■ WHAT THE TASK REQUIRES: Omit all images, then return the remaining material exactly as it stands.

■ MATERIAL:
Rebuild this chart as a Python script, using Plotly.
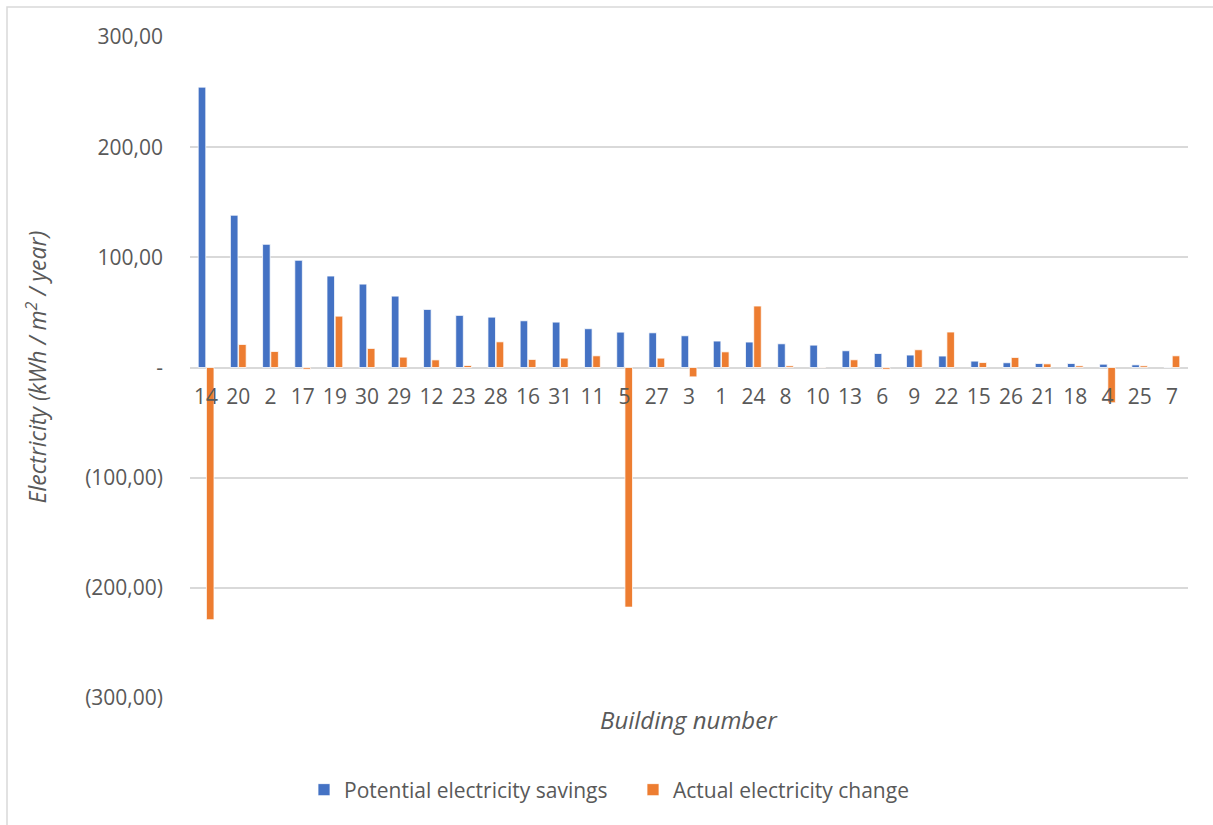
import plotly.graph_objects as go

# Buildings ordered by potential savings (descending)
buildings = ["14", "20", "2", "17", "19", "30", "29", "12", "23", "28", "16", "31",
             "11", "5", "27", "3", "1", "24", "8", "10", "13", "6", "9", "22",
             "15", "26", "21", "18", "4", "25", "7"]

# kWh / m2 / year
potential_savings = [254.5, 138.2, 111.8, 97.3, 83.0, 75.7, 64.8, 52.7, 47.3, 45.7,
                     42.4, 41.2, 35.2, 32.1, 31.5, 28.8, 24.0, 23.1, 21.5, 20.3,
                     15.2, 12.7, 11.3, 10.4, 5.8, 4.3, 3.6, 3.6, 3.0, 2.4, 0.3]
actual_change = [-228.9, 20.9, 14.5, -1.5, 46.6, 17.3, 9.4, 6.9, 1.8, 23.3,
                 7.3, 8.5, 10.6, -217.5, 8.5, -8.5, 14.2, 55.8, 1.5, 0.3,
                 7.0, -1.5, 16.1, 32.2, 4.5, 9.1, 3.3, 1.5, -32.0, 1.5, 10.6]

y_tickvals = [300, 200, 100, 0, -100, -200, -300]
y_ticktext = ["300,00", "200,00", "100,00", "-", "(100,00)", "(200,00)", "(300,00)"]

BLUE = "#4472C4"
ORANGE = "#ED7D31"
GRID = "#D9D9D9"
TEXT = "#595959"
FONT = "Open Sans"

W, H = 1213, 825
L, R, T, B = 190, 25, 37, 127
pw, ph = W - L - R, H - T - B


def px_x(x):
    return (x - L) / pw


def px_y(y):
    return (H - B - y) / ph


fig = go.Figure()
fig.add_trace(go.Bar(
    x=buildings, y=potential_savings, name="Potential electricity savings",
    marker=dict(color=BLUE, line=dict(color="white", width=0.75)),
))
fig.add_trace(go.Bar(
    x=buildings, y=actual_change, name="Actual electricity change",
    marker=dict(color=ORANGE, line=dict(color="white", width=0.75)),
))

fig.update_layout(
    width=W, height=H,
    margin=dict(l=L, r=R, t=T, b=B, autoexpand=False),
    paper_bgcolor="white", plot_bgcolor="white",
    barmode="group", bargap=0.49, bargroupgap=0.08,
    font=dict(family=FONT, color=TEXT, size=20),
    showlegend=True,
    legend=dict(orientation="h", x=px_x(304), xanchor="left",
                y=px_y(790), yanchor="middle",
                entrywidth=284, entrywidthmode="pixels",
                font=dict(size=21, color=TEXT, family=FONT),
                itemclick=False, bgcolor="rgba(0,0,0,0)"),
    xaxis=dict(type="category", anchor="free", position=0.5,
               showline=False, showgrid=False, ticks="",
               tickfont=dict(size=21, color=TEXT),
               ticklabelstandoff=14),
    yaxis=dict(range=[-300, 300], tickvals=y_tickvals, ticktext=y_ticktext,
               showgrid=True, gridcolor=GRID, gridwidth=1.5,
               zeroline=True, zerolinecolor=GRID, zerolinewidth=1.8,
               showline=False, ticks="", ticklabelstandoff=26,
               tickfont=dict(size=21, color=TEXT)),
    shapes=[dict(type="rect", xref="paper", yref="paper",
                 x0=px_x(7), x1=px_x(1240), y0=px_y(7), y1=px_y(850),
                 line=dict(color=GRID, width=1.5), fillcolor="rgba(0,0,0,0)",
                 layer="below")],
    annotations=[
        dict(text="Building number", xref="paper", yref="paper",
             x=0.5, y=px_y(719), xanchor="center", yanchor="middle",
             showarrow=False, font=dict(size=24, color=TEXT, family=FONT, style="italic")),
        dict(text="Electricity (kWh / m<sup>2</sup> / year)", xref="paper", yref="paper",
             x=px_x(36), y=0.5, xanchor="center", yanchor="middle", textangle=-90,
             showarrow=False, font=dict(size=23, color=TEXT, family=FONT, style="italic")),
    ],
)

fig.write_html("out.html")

■ CORRECT ANSWER:
Rebuild this chart as a Python script, using Plotly.
import plotly.graph_objects as go

# Buildings ordered by potential savings (descending)
buildings = ["14", "20", "2", "17", "19", "30", "29", "12", "23", "28", "16", "31",
             "11", "5", "27", "3", "1", "24", "8", "10", "13", "6", "9", "22",
             "15", "26", "21", "18", "4", "25", "7"]

# kWh / m2 / year
potential_savings = [254.5, 138.2, 111.8, 97.3, 83.0, 75.7, 64.8, 52.7, 47.3, 45.7,
                     42.4, 41.2, 35.2, 32.1, 31.5, 28.8, 24.0, 23.1, 21.5, 20.3,
                     15.2, 12.7, 11.3, 10.4, 5.8, 4.3, 3.6, 3.6, 3.0, 2.4, 0.3]
actual_change = [-228.9, 20.9, 14.5, -1.5, 46.6, 17.3, 9.4, 6.9, 1.8, 23.3,
                 7.3, 8.5, 10.6, -217.5, 8.5, -8.5, 14.2, 55.8, 1.5, 0.3,
                 7.0, -1.5, 16.1, 32.2, 4.5, 9.1, 3.3, 1.5, -32.0, 1.5, 10.6]

y_tickvals = [300, 200, 100, 0, -100, -200, -300]
y_ticktext = ["300,00", "200,00", "100,00", "-", "(100,00)", "(200,00)", "(300,00)"]

BLUE = "#4472C4"
ORANGE = "#ED7D31"
GRID = "#D9D9D9"
TEXT = "#595959"
FONT = "Open Sans"

W, H = 1213, 825
L, R, T, B = 190, 25, 37, 127
pw, ph = W - L - R, H - T - B


def px_x(x):
    return (x - L) / pw


def px_y(y):
    return (H - B - y) / ph


fig = go.Figure()
fig.add_trace(go.Bar(
    x=buildings, y=potential_savings, name="Potential electricity savings",
    marker=dict(color=BLUE, line=dict(color="white", width=0.75)),
))
fig.add_trace(go.Bar(
    x=buildings, y=actual_change, name="Actual electricity change",
    marker=dict(color=ORANGE, line=dict(color="white", width=0.75)),
))

fig.update_layout(
    width=W, height=H,
    margin=dict(l=L, r=R, t=T, b=B, autoexpand=False),
    paper_bgcolor="white", plot_bgcolor="white",
    barmode="group", bargap=0.49, bargroupgap=0.08,
    font=dict(family=FONT, color=TEXT, size=20),
    showlegend=True,
    legend=dict(orientation="h", x=px_x(304), xanchor="left",
                y=px_y(790), yanchor="middle",
                entrywidth=284, entrywidthmode="pixels",
                font=dict(size=21, color=TEXT, family=FONT),
                itemclick=False, bgcolor="rgba(0,0,0,0)"),
    xaxis=dict(type="category", anchor="free", position=0.5,
               showline=False, showgrid=False, ticks="",
               tickfont=dict(size=21, color=TEXT),
               ticklabelstandoff=14),
    yaxis=dict(range=[-300, 300], tickvals=y_tickvals, ticktext=y_ticktext,
               showgrid=True, gridcolor=GRID, gridwidth=1.5,
               zeroline=True, zerolinecolor=GRID, zerolinewidth=1.8,
               showline=False, ticks="", ticklabelstandoff=26,
               tickfont=dict(size=21, color=TEXT)),
    shapes=[dict(type="rect", xref="paper", yref="paper",
                 x0=px_x(7), x1=px_x(1240), y0=px_y(7), y1=px_y(850),
                 line=dict(color=GRID, width=1.5), fillcolor="rgba(0,0,0,0)",
                 layer="below")],
    annotations=[
        dict(text="Building number", xref="paper", yref="paper",
             x=0.5, y=px_y(719), xanchor="center", yanchor="middle",
             showarrow=False, font=dict(size=24, color=TEXT, family=FONT, style="italic")),
        dict(text="Electricity (kWh / m<sup>2</sup> / year)", xref="paper", yref="paper",
             x=px_x(36), y=0.5, xanchor="center", yanchor="middle", textangle=-90,
             showarrow=False, font=dict(size=23, color=TEXT, family=FONT, style="italic")),
    ],
)

fig.write_html("out.html")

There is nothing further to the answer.